▶ Information provided:
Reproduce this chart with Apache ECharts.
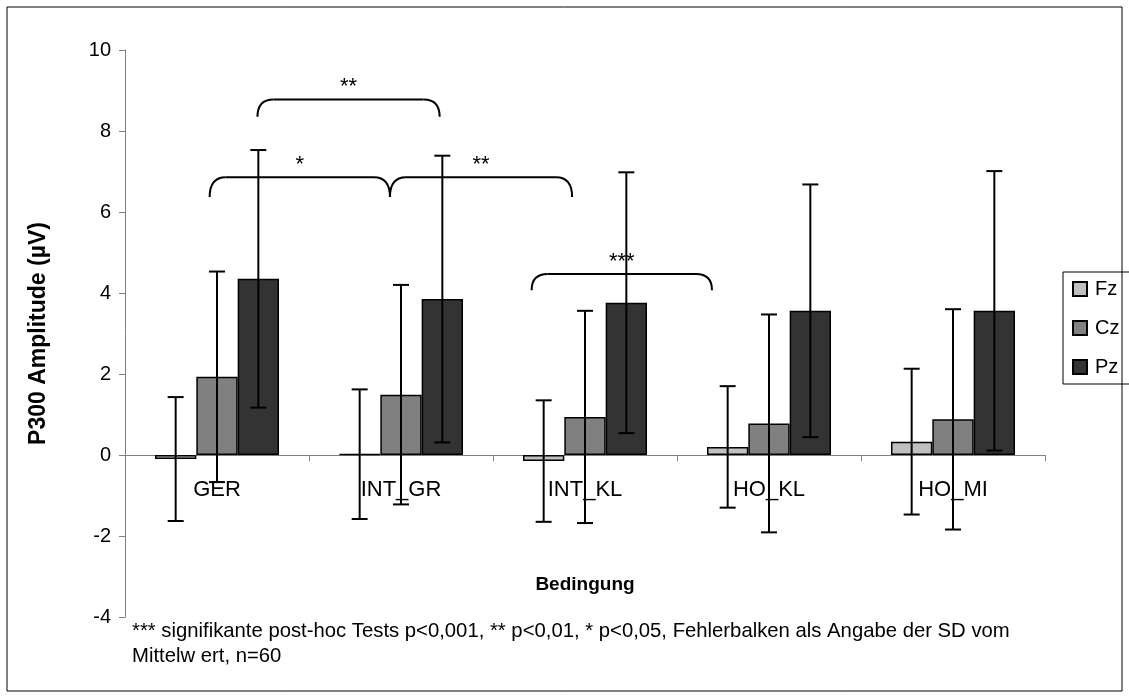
<!DOCTYPE html>
<html>
<head>
<meta charset="utf-8">
<script src="https://cdn.jsdelivr.net/npm/echarts@6/dist/echarts.min.js"></script>
<style>
  html, body { margin: 0; padding: 0; background: #fff; }
  #chart { width: 1129px; height: 698px; }
</style>
</head>
<body>
<div id="chart"></div>
<script>
// Conditions and mean P300 amplitudes (µV) per electrode
const categories = ['GER', 'INT_GR', 'INT_KL', 'HO_KL', 'HO_MI'];
const fz = [-0.10, 0.02, -0.15, 0.20, 0.33];
const cz = [1.93, 1.49, 0.94, 0.78, 0.88];
const pz = [4.35, 3.85, 3.76, 3.56, 3.56];

// Standard deviations (error bars)
const fzSD = [1.53, 1.60, 1.50, 1.50, 1.80];
const czSD = [2.60, 2.71, 2.62, 2.69, 2.72];
const pzSD = [3.18, 3.54, 3.22, 3.12, 3.45];

// Significance brackets: [from, to, line level, end level, label]
// (horizontal positions in category units, 0 = centre of the first category)
const brackets = [
  [0.22, 1.21, 8.78, 8.35, '**'],
  [-0.04, 0.94, 6.86, 6.37, '*'],
  [0.94, 1.93, 6.86, 6.37, '**'],
  [1.71, 2.69, 4.47, 4.07, '***']
];

const yTicks = { min: -4, max: 10, interval: 2 };

const FONT = "'Liberation Sans', Arial, Helvetica, sans-serif";
const CATEGORY_GAP = 0.326;
const seriesNames = ['Fz', 'Cz', 'Pz'];
const colors = ['#c0c0c0', '#808080', '#333333'];
const means = [fz, cz, pz];
const sds = [fzSD, czSD, pzSD];

const GRID = { left: 125, right: 84, top: 50, bottom: 81 };
const CHART_H = 698;
// lift the category axis (line, ticks, labels) up to the zero level
const plotH = CHART_H - GRID.top - GRID.bottom;
const zeroLift = plotH * (0 - yTicks.min) / (yTicks.max - yTicks.min);

const chart = echarts.init(document.getElementById('chart'), null, { renderer: 'canvas' });

// error bar items: [category index, low, high, series index]
const errData = [];
means.forEach((arr, s) => {
  arr.forEach((m, i) => {
    errData.push([i, m - sds[s][i], m + sds[s][i], s]);
  });
});

function renderError(params, api) {
  const idx = api.value(0);
  const s = api.value(3);
  const band = api.size([1, 0])[0];
  const barW = band * (1 - CATEGORY_GAP) / 3;
  const off = (s - 1) * barW;
  const lo = api.coord([idx, api.value(1)]);
  const hi = api.coord([idx, api.value(2)]);
  const x = lo[0] + off;
  const cap = 8;
  const style = { stroke: '#000', lineWidth: 2 };
  return {
    type: 'group',
    children: [
      { type: 'line', shape: { x1: x, y1: hi[1], x2: x, y2: lo[1] }, style },
      { type: 'line', shape: { x1: x - cap, y1: hi[1], x2: x + cap, y2: hi[1] }, style },
      { type: 'line', shape: { x1: x - cap, y1: lo[1], x2: x + cap, y2: lo[1] }, style }
    ]
  };
}

function renderBracket(params, api) {
  const b = brackets[params.dataIndex];
  const band = api.size([1, 0])[0];
  const origin = api.coord([0, b[3]]);
  const lineY = api.coord([0, b[2]])[1];
  const endY = origin[1];
  const xa = origin[0] + b[0] * band;
  const xb = origin[0] + b[1] * band;
  const r = 16;
  const style = { stroke: '#000', lineWidth: 2, fill: null };
  const mid = (xa + xb) / 2;
  return {
    type: 'group',
    children: [
      { type: 'bezierCurve', shape: { x1: xa, y1: endY, cpx1: xa, cpy1: lineY, x2: xa + r, y2: lineY }, style },
      { type: 'line', shape: { x1: xa + r, y1: lineY, x2: xb - r, y2: lineY }, style },
      { type: 'bezierCurve', shape: { x1: xb - r, y1: lineY, cpx1: xb, cpy1: lineY, x2: xb, y2: endY }, style },
      { type: 'text', x: mid, y: lineY - 1, style: { text: b[4], font: '22px ' + FONT, fill: '#000', align: 'center', verticalAlign: 'bottom' } }
    ]
  };
}

const barSeries = seriesNames.map((name, s) => ({
  name,
  type: 'bar',
  data: means[s],
  barGap: '0%',
  barCategoryGap: (CATEGORY_GAP * 100) + '%',
  itemStyle: { color: colors[s], borderColor: '#000', borderWidth: 1.5 },
  emphasis: { disabled: true },
  z: 2
}));

const option = {
  animation: false,
  backgroundColor: '#fff',
  textStyle: { fontFamily: FONT },
  grid: Object.assign({ containLabel: false, outerBoundsMode: 'none' }, GRID),
  legend: {
    orient: 'vertical',
    left: 1063,
    top: 272,
    data: seriesNames,
    icon: 'rect',
    itemWidth: 14,
    itemHeight: 14,
    itemGap: 19,
    padding: [7, 14, 7, 9],
    borderColor: '#000',
    borderWidth: 1,
    textStyle: { fontSize: 20, color: '#000', fontFamily: FONT, padding: [0, 0, 0, 3] }
  },
  xAxis: {
    type: 'category',
    data: categories,
    position: 'bottom',
    offset: -zeroLift,
    axisLine: { onZero: false, lineStyle: { color: '#808080', width: 1 } },
    axisTick: { show: true, inside: false, length: 6, lineStyle: { color: '#808080' } },
    axisLabel: { fontSize: 22, color: '#000', margin: 24, fontFamily: FONT },
    splitLine: { show: false },
    z: 1
  },
  yAxis: {
    type: 'value',
    min: yTicks.min,
    max: yTicks.max,
    interval: yTicks.interval,
    axisLine: { show: true, lineStyle: { color: '#808080', width: 1 } },
    axisTick: { show: true, length: 6, lineStyle: { color: '#808080' } },
    axisLabel: { fontSize: 20, color: '#000', margin: 14, fontFamily: FONT },
    splitLine: { show: false },
    name: 'P300 Amplitude (µV)',
    nameLocation: 'middle',
    nameRotate: 90,
    nameGap: 75,
    nameTextStyle: { fontSize: 23, fontWeight: 'bold', color: '#000', fontFamily: FONT }
  },
  series: [
    ...barSeries,
    {
      name: 'SD',
      type: 'custom',
      renderItem: renderError,
      data: errData,
      z: 5,
      silent: true
    },
    {
      name: 'brackets',
      type: 'custom',
      renderItem: renderBracket,
      data: brackets.map(b => [0, b[2]]),
      z: 6,
      silent: true
    }
  ],
  graphic: [
    {
      type: 'rect',
      shape: { x: 7, y: 7, width: 1115, height: 684 },
      style: { stroke: '#000', lineWidth: 1, fill: null },
      silent: true,
      z: -1
    },
    {
      type: 'text',
      x: 585,
      y: 585,
      style: {
        text: 'Bedingung',
        font: 'bold 19px ' + FONT,
        fill: '#000',
        align: 'center',
        verticalAlign: 'middle'
      },
      silent: true
    },
    {
      type: 'text',
      x: 132,
      y: 619,
      style: {
        text: '*** signifikante post-hoc Tests p<0,001, ** p<0,01, * p<0,05, Fehlerbalken als Angabe der SD vom\nMittelw ert, n=60',
        font: '20.3px ' + FONT,
        lineHeight: 25,
        fill: '#000'
      },
      silent: true
    }
  ]
};

chart.setOption(option);
</script>
</body>
</html>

▶ Requirements: Begin at the first line of the material and copy each line exactly through the one containing "10, interval: 2". Omit pictures.

▶ Answer to the task:
Reproduce this chart with Apache ECharts.
<!DOCTYPE html>
<html>
<head>
<meta charset="utf-8">
<script src="https://cdn.jsdelivr.net/npm/echarts@6/dist/echarts.min.js"></script>
<style>
  html, body { margin: 0; padding: 0; background: #fff; }
  #chart { width: 1129px; height: 698px; }
</style>
</head>
<body>
<div id="chart"></div>
<script>
// Conditions and mean P300 amplitudes (µV) per electrode
const categories = ['GER', 'INT_GR', 'INT_KL', 'HO_KL', 'HO_MI'];
const fz = [-0.10, 0.02, -0.15, 0.20, 0.33];
const cz = [1.93, 1.49, 0.94, 0.78, 0.88];
const pz = [4.35, 3.85, 3.76, 3.56, 3.56];

// Standard deviations (error bars)
const fzSD = [1.53, 1.60, 1.50, 1.50, 1.80];
const czSD = [2.60, 2.71, 2.62, 2.69, 2.72];
const pzSD = [3.18, 3.54, 3.22, 3.12, 3.45];

// Significance brackets: [from, to, line level, end level, label]
// (horizontal positions in category units, 0 = centre of the first category)
const brackets = [
  [0.22, 1.21, 8.78, 8.35, '**'],
  [-0.04, 0.94, 6.86, 6.37, '*'],
  [0.94, 1.93, 6.86, 6.37, '**'],
  [1.71, 2.69, 4.47, 4.07, '***']
];

const yTicks = { min: -4, max: 10, interval: 2 };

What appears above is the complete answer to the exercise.